And the money is simply the start. Should you be fortunate enough to win the UK’s National Poetry Competition, the initial effect must feel not unlike being plucked from the poetry workhouse and given a shot at becoming a gentleman. Furthermore, when entering such competitions, which are necessarily pay-to-play, you are also reminded that in doing so you are supporting the organisers and UK poetry as a while, so even if you don’t win, you can console yourself with the fact that you are supporting your artform. Everybody wins, right?
Not exactly. We can stake too much on the life-changing ‘lucky strike’, just as we can fall for the myth that Being Published will automatically mean everybody stops to notice our brilliance. The one-win-solves-all idea is very seductive, but the associated cycle of hope and disappointment can be very damaging to one’s self-esteem and capacity for courage. Worse yet, focusing too much on the gold medal can cause us to make unwise, desperate moves that ultimately harm us.
I wasn’t published as the result of winning a competition (that came about as a big surprise during the manuscript-mulling period), but partly because I co-ran Fuselit, which led to being invited to read when I moved to London, which led to discovering and supporting the work of others, which eventually led to my now-editor, who was the first person to give me a shot on stage, commissioning my book for Salt. Now that the book is a reality it’s amazing but it’s hardly been a question of “You’ve made it. Stop here and collect acclaim.”
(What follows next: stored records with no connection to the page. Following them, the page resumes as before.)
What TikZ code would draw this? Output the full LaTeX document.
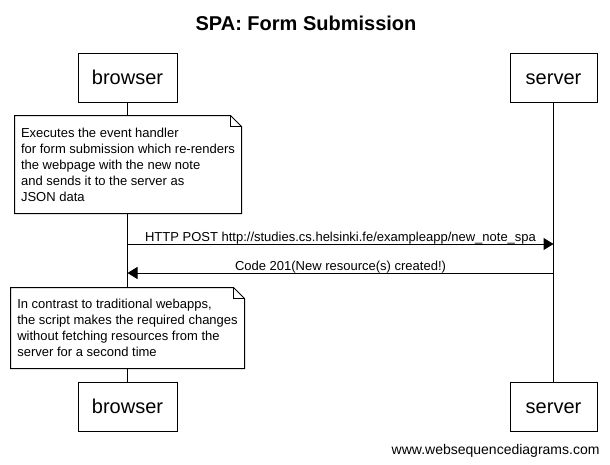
\documentclass[tikz,border=0pt]{standalone}
\usepackage{fontspec}
\setmainfont{Liberation Sans}
\usepackage{tikz}
\usetikzlibrary{arrows.meta}
\usetikzlibrary{positioning}

\begin{document}
\begin{tikzpicture}[
		x=1pt,
		y=-1pt,
		line width=1pt,
		msg/.style={-{Triangle[length=10pt,width=12pt]}},
		actor node/.style={
			draw,
			fill=white,
			font=\fontsize{20}{24}\selectfont,
			minimum height=49pt,
			inner xsep=0pt,
			text height=14.3pt,
			text depth=0pt
		},
		note node/.style={
			fill=white,
			inner sep=0pt,
			align=left,
			font=\fontsize{13}{16}\selectfont
		},
		msg label/.style={
			font=\fontsize{13}{16}\selectfont,
			anchor=base,
			yshift=3pt
		}
		]
		\useasboundingbox (0,0) rectangle (610,464);
		
		\node[font=\bfseries\fontsize{20}{24}\selectfont, anchor=base] (title) at (306,30) {SPA: Form Submission};
		
		\node[actor node, minimum width=99pt] (b1) at (127.5,77.5) {browser};
		\node[actor node, minimum width=87pt] (s1) [right=332pt of b1] {server};
		\node[actor node, minimum width=99pt] (b2) [below=279pt of b1] {browser};
		\node[actor node, minimum width=87pt] (s2) [below=279pt of s1] {server};
		
		\path
		(b1) edge (b2)
		(s1) edge (s2);
		
		% first note
		\node[note node, minimum width=226pt, minimum height=97pt] (n1) at (128,164.5) {Executes the event handler\\for form submission which re-renders\\the webpage with the new note\\and sends it to the server as\\JSON data};
		\draw (n1.south west) -- (n1.north west) -- ([xshift=-11pt]n1.north east) -- ([yshift=-11pt]n1.north east) -- (n1.south east) -- cycle;
		\draw ([xshift=-11pt]n1.north east) |- ([yshift=-11pt]n1.north east);
		
		\coordinate (m1) at (0,244);
		\coordinate (m2) at (0,273);
		\draw[msg] (b1 |- m1) -- node[msg label, midway] {HTTP POST http://studies.cs.helsinki.fe/exampleapp/new\_note\_spa} (s1 |- m1);
		\draw[msg] (s1 |- m2) -- node[msg label, midway] {Code 201(New resource(s) created!)} (b1 |- m2);
		
		% second note
		\node[note node, minimum width=233pt, minimum height=80pt] (n2) at (127.5,328) {In contrast to traditional webapps,\\the script makes the required changes\\without fetching resources from the\\server for a second time};
		\draw (n2.south west) -- (n2.north west) -- ([xshift=-11pt]n2.north east) -- ([yshift=-11pt]n2.north east) -- (n2.south east) -- cycle;
		\draw ([xshift=-11pt]n2.north east) |- ([yshift=-11pt]n2.north east);
		
		\node[font=\fontsize{14}{17}\selectfont, anchor=base east, inner sep=0pt] (site) at (600,454) {www.websequencediagrams.com};
	\end{tikzpicture}
\end{document}
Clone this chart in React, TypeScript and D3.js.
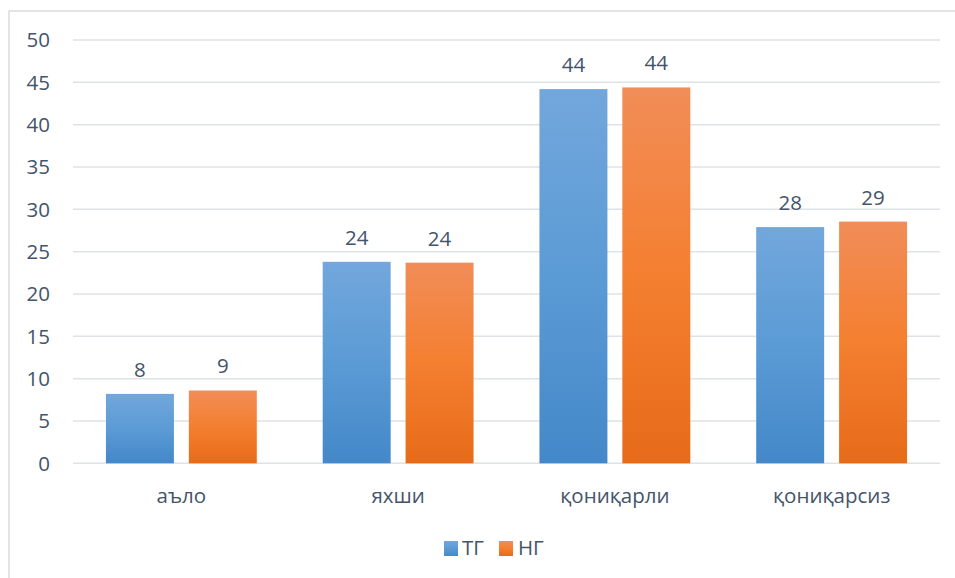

The alternative is to do as many excellent writers do, and throw ourselves into improving and experimenting. It’s a slower process, but it pays more satisfying and sustainable dividends. Such writers produce work with tremendous character, which influences others along the way. Many have never won a prize or placed in a major competition and nobody cares one iota.
Competitions can be a very positive thing. They do raise needed funds and provide opportunities, particularly for those writers who don’t have access to London’s bustling poetry scene. But for each contest, there are a tiny number of winners, and often only one of these winners receives a financial prize. And unless you garner a whole raft of accolades at once, that glow can fade surprisingly quickly (how many past NPC winners can you name without looking them up?).
Rather than simply reiterating the statistical unlikelihood of winning in the first place, perhaps we should simply remember that prizes guarantee nothing. There are plenty of paths to success outside the awards circuit, and any endeavour which celebrates more than one person, more than once a year, and which carries as a reward something more than a single deal or clot of money, surely offers the best odds for success.
Some martial arts schools treat the gaining of grades not as a mark of achievement but as a test. Once you have been given the belt or grade, it’s up to you to work out how best to continue training and developing. Instead of thinking, “Awesome. Now I’m going to write another book”, it would be good to see more victors follow the example of one group of Foyle Young Poets and say, “Awesome. Now let’s start a magazine.”